((
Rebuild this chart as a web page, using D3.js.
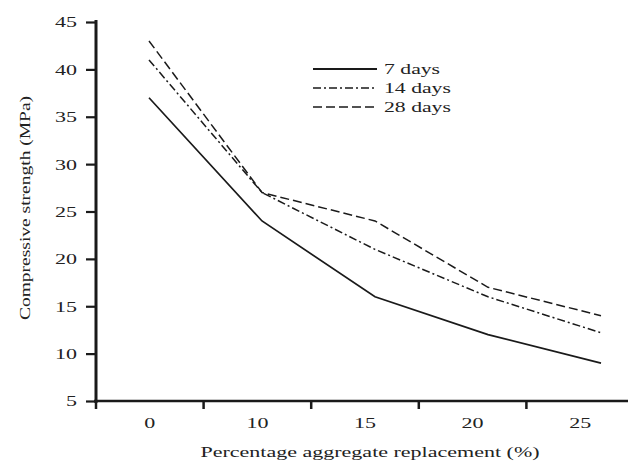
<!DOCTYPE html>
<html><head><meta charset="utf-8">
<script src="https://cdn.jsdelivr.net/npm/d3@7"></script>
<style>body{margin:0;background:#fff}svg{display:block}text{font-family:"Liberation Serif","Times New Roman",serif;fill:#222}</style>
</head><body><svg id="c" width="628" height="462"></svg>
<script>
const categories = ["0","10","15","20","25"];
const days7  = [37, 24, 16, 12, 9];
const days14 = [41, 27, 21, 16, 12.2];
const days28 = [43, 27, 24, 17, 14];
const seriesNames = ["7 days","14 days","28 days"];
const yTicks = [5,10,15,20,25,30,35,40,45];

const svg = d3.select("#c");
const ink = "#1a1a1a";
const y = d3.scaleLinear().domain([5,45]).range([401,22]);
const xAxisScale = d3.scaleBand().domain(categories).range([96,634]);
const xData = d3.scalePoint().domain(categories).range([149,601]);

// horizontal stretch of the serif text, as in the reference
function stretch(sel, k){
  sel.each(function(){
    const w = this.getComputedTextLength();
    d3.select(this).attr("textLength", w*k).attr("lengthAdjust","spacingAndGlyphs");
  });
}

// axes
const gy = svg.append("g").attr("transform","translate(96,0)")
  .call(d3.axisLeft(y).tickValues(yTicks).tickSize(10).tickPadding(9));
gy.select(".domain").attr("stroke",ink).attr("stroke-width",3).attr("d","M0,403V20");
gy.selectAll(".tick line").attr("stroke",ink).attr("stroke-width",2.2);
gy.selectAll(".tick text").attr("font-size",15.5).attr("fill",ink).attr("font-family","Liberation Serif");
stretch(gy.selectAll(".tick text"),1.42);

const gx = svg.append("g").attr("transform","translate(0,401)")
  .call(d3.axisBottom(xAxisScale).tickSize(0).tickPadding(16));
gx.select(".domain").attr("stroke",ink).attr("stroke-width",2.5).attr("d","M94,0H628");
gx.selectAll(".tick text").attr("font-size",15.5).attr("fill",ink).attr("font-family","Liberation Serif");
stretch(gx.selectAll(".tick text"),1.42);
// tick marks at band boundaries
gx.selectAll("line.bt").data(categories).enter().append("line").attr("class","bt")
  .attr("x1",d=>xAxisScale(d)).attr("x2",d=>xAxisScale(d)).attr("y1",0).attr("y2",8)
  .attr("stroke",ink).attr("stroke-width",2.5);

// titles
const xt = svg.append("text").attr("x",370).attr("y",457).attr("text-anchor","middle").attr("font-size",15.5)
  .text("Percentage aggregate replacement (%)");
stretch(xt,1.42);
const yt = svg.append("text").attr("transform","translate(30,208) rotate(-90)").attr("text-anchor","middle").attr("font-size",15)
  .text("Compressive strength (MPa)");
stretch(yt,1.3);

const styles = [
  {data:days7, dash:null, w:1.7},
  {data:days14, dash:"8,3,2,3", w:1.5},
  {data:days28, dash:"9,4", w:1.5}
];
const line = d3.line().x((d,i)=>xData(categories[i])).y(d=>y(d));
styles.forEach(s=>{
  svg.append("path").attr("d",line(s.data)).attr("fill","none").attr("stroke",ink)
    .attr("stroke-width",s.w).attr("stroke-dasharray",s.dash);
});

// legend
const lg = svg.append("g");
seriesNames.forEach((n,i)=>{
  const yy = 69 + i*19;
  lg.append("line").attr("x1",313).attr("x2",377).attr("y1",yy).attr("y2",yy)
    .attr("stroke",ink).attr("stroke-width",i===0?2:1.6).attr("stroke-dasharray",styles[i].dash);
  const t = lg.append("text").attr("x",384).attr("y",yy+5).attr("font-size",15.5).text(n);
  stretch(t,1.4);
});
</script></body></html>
))
((
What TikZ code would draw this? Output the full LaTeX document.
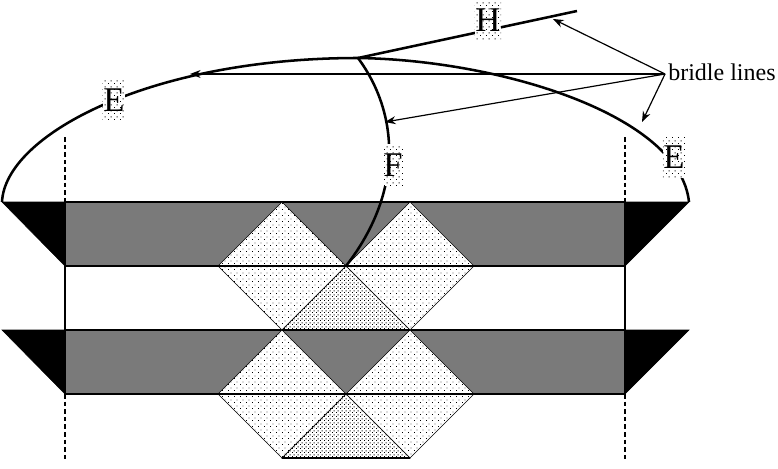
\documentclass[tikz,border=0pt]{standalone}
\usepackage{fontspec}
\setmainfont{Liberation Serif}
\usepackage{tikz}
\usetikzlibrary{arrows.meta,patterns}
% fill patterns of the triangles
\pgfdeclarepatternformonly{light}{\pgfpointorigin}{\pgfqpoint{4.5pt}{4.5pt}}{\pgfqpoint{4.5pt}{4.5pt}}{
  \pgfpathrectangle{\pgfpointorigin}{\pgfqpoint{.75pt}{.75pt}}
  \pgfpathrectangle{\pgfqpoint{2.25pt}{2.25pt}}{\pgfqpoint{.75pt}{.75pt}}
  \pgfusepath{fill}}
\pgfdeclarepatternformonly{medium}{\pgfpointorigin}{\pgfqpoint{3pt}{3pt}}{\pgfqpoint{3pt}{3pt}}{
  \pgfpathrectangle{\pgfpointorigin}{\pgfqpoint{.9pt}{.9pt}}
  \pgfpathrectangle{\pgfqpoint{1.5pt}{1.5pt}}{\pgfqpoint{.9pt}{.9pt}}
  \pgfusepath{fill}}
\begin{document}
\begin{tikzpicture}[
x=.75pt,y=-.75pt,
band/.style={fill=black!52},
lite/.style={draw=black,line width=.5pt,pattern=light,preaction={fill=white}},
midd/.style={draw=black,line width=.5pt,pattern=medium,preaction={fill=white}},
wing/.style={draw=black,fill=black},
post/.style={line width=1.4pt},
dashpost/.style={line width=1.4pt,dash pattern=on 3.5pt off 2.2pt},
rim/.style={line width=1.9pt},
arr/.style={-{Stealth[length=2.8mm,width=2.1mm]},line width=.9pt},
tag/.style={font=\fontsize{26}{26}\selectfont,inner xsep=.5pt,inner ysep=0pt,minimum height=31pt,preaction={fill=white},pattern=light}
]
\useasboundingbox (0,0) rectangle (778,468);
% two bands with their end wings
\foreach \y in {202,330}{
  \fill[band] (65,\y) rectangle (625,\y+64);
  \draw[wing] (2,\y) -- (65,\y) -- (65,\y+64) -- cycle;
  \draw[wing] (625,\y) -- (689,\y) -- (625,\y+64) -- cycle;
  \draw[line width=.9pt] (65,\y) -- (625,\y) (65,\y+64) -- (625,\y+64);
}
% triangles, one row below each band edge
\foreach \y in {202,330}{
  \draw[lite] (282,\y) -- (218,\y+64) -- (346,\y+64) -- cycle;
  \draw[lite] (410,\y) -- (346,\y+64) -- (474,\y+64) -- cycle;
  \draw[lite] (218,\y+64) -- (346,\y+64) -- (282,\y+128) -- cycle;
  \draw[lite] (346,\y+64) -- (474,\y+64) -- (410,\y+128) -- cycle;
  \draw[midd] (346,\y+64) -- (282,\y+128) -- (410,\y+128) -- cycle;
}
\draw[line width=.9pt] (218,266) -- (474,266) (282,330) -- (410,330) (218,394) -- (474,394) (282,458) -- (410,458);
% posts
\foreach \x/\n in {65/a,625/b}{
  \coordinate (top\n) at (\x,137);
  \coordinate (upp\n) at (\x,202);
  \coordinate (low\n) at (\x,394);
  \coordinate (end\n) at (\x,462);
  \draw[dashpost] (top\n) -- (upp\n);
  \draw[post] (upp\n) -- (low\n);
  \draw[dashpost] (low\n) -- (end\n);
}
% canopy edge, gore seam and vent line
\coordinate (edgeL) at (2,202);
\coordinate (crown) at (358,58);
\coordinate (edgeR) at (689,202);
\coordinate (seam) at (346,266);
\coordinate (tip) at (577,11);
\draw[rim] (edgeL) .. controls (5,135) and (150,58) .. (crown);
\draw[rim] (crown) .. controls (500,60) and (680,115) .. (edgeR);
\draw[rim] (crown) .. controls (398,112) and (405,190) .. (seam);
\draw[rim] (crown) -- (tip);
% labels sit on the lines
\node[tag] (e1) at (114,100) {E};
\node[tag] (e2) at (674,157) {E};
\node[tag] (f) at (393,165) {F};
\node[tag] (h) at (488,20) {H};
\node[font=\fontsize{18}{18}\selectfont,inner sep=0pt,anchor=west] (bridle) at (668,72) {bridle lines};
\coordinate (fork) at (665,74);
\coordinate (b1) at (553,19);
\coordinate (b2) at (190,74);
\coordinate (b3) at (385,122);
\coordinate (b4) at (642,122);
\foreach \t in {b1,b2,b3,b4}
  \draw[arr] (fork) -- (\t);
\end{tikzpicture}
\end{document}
))
((
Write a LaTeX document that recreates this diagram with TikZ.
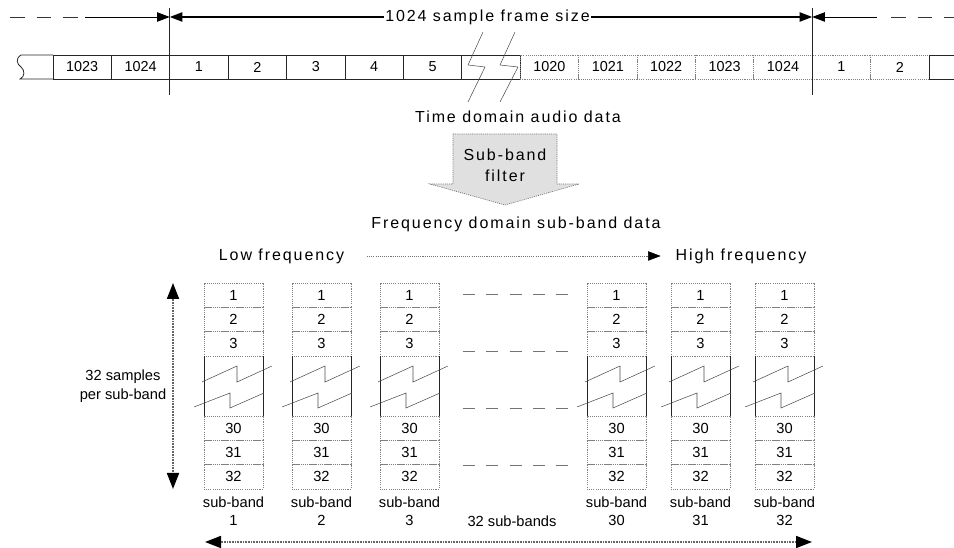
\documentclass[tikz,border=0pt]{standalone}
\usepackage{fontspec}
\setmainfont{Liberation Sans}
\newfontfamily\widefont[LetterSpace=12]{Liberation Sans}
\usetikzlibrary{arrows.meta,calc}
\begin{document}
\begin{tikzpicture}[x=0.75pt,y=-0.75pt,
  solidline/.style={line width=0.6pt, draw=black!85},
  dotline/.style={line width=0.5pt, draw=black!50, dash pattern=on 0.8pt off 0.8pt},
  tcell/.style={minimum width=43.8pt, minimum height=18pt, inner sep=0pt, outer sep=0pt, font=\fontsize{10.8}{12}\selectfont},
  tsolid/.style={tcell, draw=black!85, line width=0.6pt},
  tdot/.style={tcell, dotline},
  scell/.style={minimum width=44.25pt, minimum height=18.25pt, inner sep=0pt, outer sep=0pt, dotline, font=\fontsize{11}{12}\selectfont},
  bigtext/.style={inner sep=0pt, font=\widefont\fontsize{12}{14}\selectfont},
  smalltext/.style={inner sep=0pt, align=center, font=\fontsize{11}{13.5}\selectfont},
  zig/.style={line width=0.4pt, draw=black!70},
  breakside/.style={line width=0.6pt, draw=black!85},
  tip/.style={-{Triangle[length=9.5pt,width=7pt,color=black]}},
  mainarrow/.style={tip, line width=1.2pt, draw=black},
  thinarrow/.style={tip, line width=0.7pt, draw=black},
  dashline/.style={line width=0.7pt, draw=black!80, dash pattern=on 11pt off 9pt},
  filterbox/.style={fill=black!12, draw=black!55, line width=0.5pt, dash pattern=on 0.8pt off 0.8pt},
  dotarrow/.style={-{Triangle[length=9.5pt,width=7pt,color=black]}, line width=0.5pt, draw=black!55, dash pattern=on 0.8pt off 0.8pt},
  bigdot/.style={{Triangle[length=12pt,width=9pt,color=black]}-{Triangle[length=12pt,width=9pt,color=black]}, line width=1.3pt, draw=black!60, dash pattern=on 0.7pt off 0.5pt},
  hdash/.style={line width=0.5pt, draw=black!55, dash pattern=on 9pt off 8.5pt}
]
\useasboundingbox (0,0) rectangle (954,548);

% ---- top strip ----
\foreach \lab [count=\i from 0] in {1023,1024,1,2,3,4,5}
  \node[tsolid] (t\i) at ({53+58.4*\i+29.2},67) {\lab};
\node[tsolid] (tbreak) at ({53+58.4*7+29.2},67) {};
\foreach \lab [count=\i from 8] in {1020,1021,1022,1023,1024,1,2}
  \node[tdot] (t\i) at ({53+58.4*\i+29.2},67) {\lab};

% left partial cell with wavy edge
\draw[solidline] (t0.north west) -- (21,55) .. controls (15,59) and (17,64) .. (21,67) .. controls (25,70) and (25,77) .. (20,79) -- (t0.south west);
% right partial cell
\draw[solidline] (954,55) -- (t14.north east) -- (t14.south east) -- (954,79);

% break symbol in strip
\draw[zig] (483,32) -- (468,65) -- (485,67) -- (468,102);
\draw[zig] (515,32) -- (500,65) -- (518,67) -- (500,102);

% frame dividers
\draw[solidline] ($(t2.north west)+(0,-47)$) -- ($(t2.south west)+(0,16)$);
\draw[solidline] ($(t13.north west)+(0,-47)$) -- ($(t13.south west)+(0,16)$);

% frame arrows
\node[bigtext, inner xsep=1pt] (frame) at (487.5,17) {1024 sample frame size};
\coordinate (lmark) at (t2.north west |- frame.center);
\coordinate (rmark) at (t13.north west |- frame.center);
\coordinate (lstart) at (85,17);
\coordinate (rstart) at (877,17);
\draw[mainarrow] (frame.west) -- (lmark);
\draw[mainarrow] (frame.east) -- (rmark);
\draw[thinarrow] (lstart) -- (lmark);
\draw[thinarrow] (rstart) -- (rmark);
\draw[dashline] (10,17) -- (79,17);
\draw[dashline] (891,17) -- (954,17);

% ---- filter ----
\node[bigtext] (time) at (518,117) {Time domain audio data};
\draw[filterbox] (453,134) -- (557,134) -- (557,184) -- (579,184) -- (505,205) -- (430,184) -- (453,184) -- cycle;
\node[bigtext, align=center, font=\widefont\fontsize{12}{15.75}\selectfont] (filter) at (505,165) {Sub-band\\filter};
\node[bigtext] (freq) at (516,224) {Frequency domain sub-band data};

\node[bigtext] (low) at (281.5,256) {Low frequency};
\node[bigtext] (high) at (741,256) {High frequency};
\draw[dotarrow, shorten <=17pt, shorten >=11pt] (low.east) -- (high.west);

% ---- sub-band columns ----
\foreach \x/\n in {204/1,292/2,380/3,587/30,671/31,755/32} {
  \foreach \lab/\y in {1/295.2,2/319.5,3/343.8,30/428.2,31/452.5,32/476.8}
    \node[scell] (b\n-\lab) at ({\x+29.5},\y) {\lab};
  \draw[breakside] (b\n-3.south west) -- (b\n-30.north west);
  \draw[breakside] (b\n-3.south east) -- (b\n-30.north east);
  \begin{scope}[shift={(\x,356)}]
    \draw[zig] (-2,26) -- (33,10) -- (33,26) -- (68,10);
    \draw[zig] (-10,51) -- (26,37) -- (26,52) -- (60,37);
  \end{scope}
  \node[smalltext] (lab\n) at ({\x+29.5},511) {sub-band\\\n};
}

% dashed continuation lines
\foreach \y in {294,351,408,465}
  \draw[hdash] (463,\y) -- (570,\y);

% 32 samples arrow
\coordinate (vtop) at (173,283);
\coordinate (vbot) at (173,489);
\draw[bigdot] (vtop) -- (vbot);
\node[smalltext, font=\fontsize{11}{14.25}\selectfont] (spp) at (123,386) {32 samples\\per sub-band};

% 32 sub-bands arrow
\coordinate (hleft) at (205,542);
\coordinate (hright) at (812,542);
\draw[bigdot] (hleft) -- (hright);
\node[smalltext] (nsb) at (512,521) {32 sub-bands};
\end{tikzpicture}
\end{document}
))
### EXERCISE DETAILS
Return the lines of the records that include the string "with".

### RESPONSE TO THIS EXERCISE
% two bands with their end wings
Write a LaTeX document that recreates this diagram with TikZ.
% left partial cell with wavy edge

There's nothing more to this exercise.